Kalau boleh, barangkali tak ada salahnya manusia memohon kepada Tuhan agar
meniadakan salah satu insting tersebut, biar manusia tidak perlu repot dan
bingung lagi. Ini masalah yang cukup penting juga, lho. Bukan main-main. Sebab
bila insting cemburu ini bisa menyebabkan pecahnya sebuah rumah tangga atau
bahkan pembunuhan, maka kalau insting banyak partner ini bisa menyebabkan
menyebarnya wabah penyakit ke mana-mana, termasuk juga penyakit AIDS yang hingga
sekarang ini masih belum ada obatnya. Sudah membunuh jutaan orang dan
menginfeksi jutaan orang lainnya setiap tahunnya.
Mengenai
insting cemburu ini, rasanya agak sulit juga untuk mencari tahu apa penyebabnya
sebab insting ini pun terdapat juga pada sebagian jenis mamalia yang lainnya.

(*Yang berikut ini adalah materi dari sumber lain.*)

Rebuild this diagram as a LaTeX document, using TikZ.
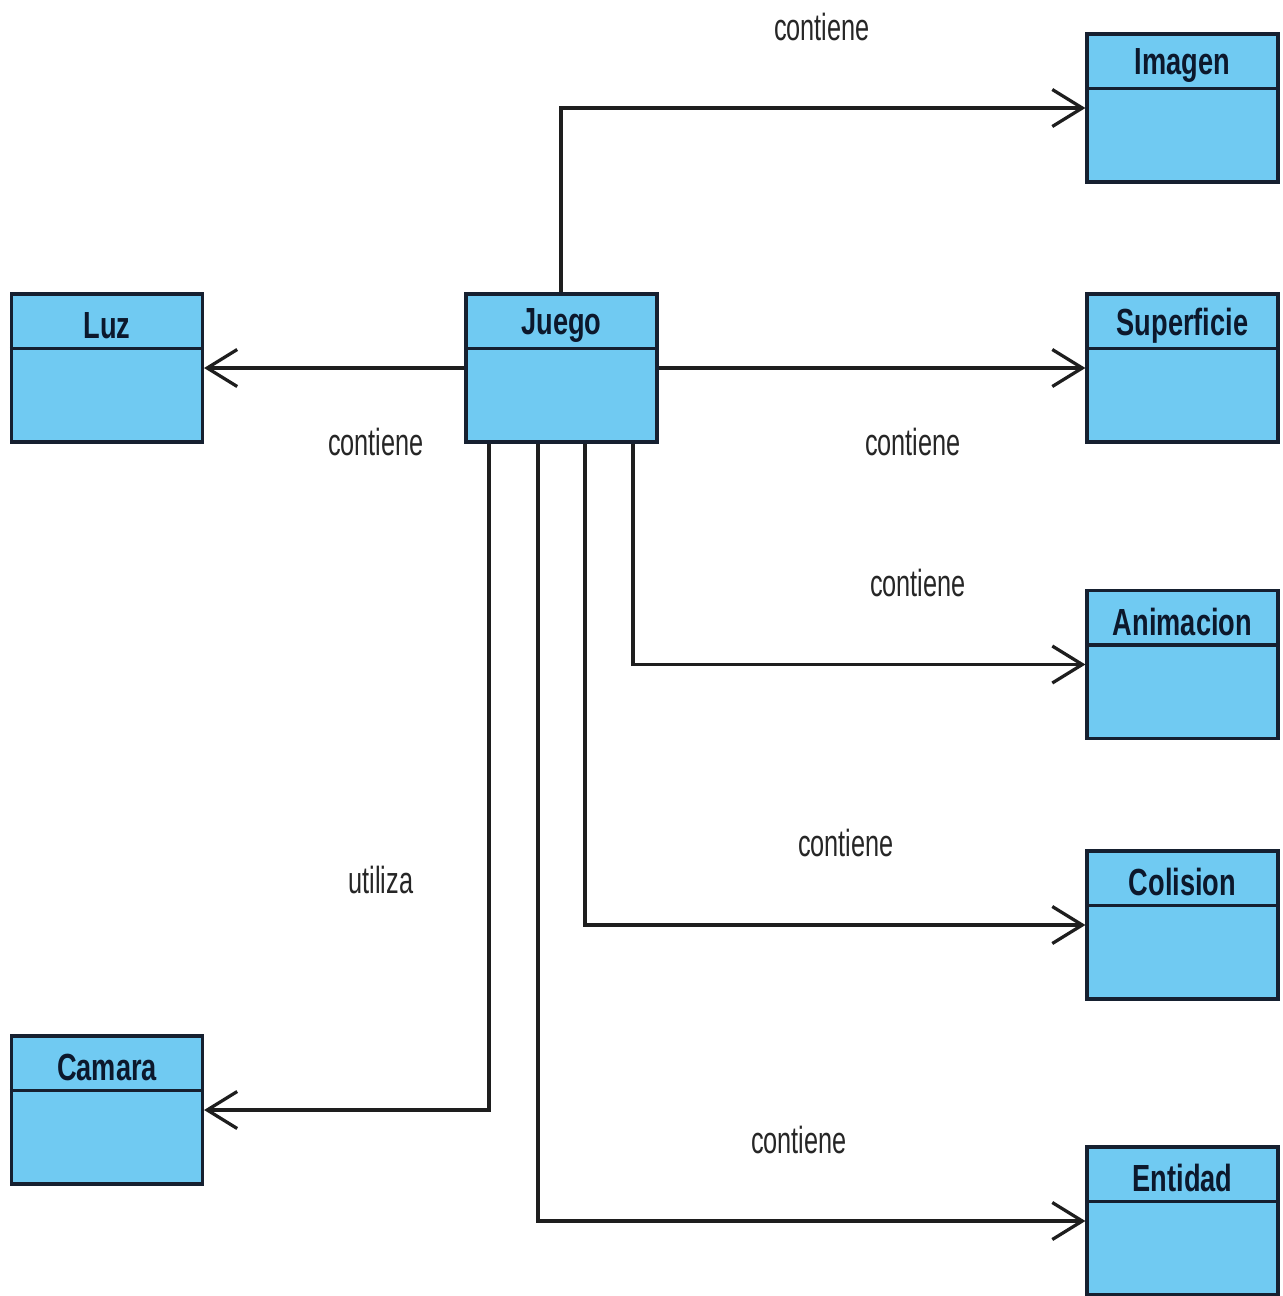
\documentclass[tikz,border=0pt]{standalone}
\usepackage{fontspec}
\usetikzlibrary{arrows.meta,calc}
\newfontfamily\lblfont{Liberation Sans}[FakeStretch=0.67]
\newfontfamily\ttlfont{Liberation Sans}[FakeStretch=0.72]
\definecolor{classfill}{RGB}{112,202,242}
\definecolor{classline}{RGB}{22,32,48}
\definecolor{titleink}{RGB}{12,24,44}
\definecolor{wireink}{RGB}{30,30,30}
\tikzset{
  umlbox/.style={draw=classline, fill=classfill, line width=0.065cm,
    rectangle, minimum width=3.82cm, minimum height=2.96cm, inner sep=0pt},
  ttl/.style={text=titleink, font=\ttlfont\bfseries\fontsize{21.5pt}{24pt}\selectfont, inner sep=0pt},
  lbl/.style={text=black!85, font=\lblfont\fontsize{21.5pt}{24pt}\selectfont, inner sep=0pt},
  assoc/.style={draw=wireink, line width=0.065cm,
    -{Straight Barb[length=0.6cm, width=0.74cm]}},
  divider/.style={draw=classline, line width=0.065cm}
}
\begin{document}
\begin{tikzpicture}[x=0.02cm, y=-0.02cm]
  \path[fill=white] (0,0) rectangle (1283,1296);
  \useasboundingbox (0,0) rectangle (1283,1296);

  % classes: name / title / centre
  \foreach \n/\t/\x/\y in {imagen/Imagen/1182.5/108, superficie/Superficie/1182.5/368,
      animacion/Animacion/1182.5/664.5, colision/Colision/1182.5/925,
      entidad/Entidad/1182.5/1221, luz/Luz/107/368, juego/Juego/561.5/368,
      camara/Camara/107/1110} {
    \node[umlbox] (\n) at (\x,\y) {};
    \draw[divider] ($(\n.north west)+(0,56)$) -- ($(\n.north east)+(0,56)$);
    \node[ttl] (\n-title) at ($(\n.north)+(0,33)$) {\t};
  }

  % associations
  \draw[assoc] ($(juego.north)+(-0.5,0)$) |- (imagen);
  \draw[assoc] (juego) -- (superficie);
  \draw[assoc] (juego) -- (luz);
  \draw[assoc] ($(juego.south)+(71.5,0)$) |- (animacion);
  \draw[assoc] ($(juego.south)+(23.5,0)$) |- (colision);
  \draw[assoc] ($(juego.south)+(-23.5,0)$) |- (entidad);
  \draw[assoc] ($(juego.south)+(-72.5,0)$) |- (camara);

  % association names
  \node[lbl] (l-imagen) at (822,27) {contiene};
  \node[lbl] (l-luz) at (376,442) {contiene};
  \node[lbl] (l-superficie) at (913,442) {contiene};
  \node[lbl] (l-animacion) at (918,583) {contiene};
  \node[lbl] (l-colision) at (846,843) {contiene};
  \node[lbl] (l-entidad) at (799,1140) {contiene};
  \node[lbl] (l-camara) at (381,880) {utiliza};
\end{tikzpicture}
\end{document}
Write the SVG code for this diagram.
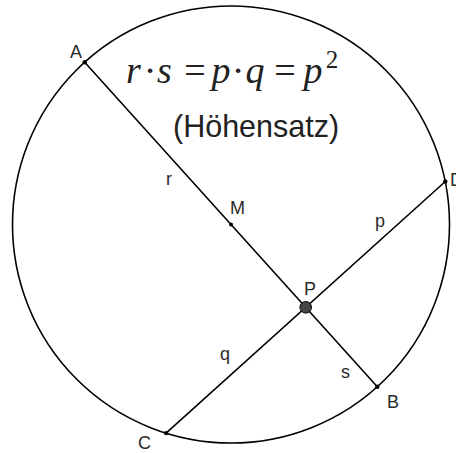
<svg xmlns="http://www.w3.org/2000/svg" width="456" height="453" viewBox="0 0 456 453">
<style>
.ln{stroke:#000;stroke-width:1.6;fill:none;stroke-linecap:round}
.pt{fill:#000}
.lbl{font-family:"Liberation Sans",Arial,sans-serif;font-size:18px;fill:#2a2a2a}
.mi{font-family:"Liberation Serif","Times New Roman",serif;font-style:italic;font-size:38px;fill:#222;text-anchor:middle}
.mo{font-family:"Liberation Serif","Times New Roman",serif;font-size:38px;fill:#222;text-anchor:middle}
.title{font-family:"Liberation Sans",Arial,sans-serif;font-size:30.5px;fill:#222}
</style>
<rect width="456" height="453" fill="#fff"/>
<g id="circle">
<circle class="ln" cx="231" cy="224.5" r="218.5"/>
</g>
<g id="connectors">
<line id="AB" class="ln" x1="84.7" y1="62.2" x2="377.3" y2="386.8"/>
<line id="CD" class="ln" x1="166.1" y1="433.1" x2="445.3" y2="181.5"/>
<text class="lbl" x="166" y="185">r</text>
<text class="lbl" x="341" y="378">s</text>
<text class="lbl" x="375" y="227">p</text>
<text class="lbl" x="220" y="360">q</text>
</g>
<g id="A"><circle class="pt" cx="84.7" cy="62.2" r="2.2"/><text class="lbl" x="70" y="58">A</text></g>
<g id="B"><circle class="pt" cx="377.3" cy="386.8" r="2.2"/><text class="lbl" x="387" y="408">B</text></g>
<g id="C"><circle class="pt" cx="166.1" cy="433.1" r="2.2"/><text class="lbl" x="138" y="449">C</text></g>
<g id="D"><circle class="pt" cx="445.3" cy="181.5" r="2.2"/><text class="lbl" x="450" y="186">D</text></g>
<g id="M"><circle class="pt" cx="231" cy="224.5" r="2"/><text class="lbl" x="230" y="214">M</text></g>
<g id="P"><circle cx="305.7" cy="307.3" r="5.8" fill="#444" stroke="#000" stroke-width="1"/><text class="lbl" x="304" y="295">P</text></g>
<g id="formula">
<text class="mi" x="133.5" y="83">r</text>
<text class="mo" x="150" y="83">·</text>
<text class="mi" x="164.5" y="83">s</text>
<text class="mo" x="195" y="83">=</text>
<text class="mi" x="221" y="83">p</text>
<text class="mo" x="238" y="83">·</text>
<text class="mi" x="255" y="83">q</text>
<text class="mo" x="285" y="83">=</text>
<text class="mi" x="313" y="83">p</text>
<text class="mo" x="332" y="68" style="font-size:25px">2</text>
</g>
<g id="caption">
<text class="title" x="173" y="137">(Höhensatz)</text>
</g>
</svg>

Jadi, sudah sangat lama berakar. Tapi, ini agaknya adalah semacam insting untuk
mempertahankan survival gen juga walau sifatnya lebih sering bersifat defensif
atau kompetitif, yaitu insting untuk mempertahankan pasangan atau untuk berusaha
bersaing mendapatkan pasangan sehingga gen dari suatu individu itu nanti, baik
dia itu individu jantan maupun betina, bisa tetap survive hingga ke
generasi-generasi yang berikutnya. Jadi, suatu insting demi kelestarian gen
juga.
Atau
mungkin juga insting ini timbul karena disebabkan karena adanya persaingan yang
cukup sengit antara para pejantan untuk memperebutkan pasangan. Dan kita tahu
bahwa sesuatu yang diperoleh dengan cara yang sulit, maka biasanya akan
dipertahankan dengan sangat kuat pula. Pada umumnya, yang terlibat dalam
pertarungan ini adalah pihak jantan. Oleh karena itu, mungkin insting ini
berasal dari pihak jantan dan kemudian diwariskannya kepada keturunannya, baik
yang jantan maupun yang betina.
Meski
demikian, pada beberapa suku bangsa yang masih primitif, terdapat suatu adat
kebiasaan yang mungkin akan terasa mengejutkan bagi kita. Seperti misalnya saja
adat sebagian suku-suku pedalaman di Amerika Selatan yang punya “keramahtamahan”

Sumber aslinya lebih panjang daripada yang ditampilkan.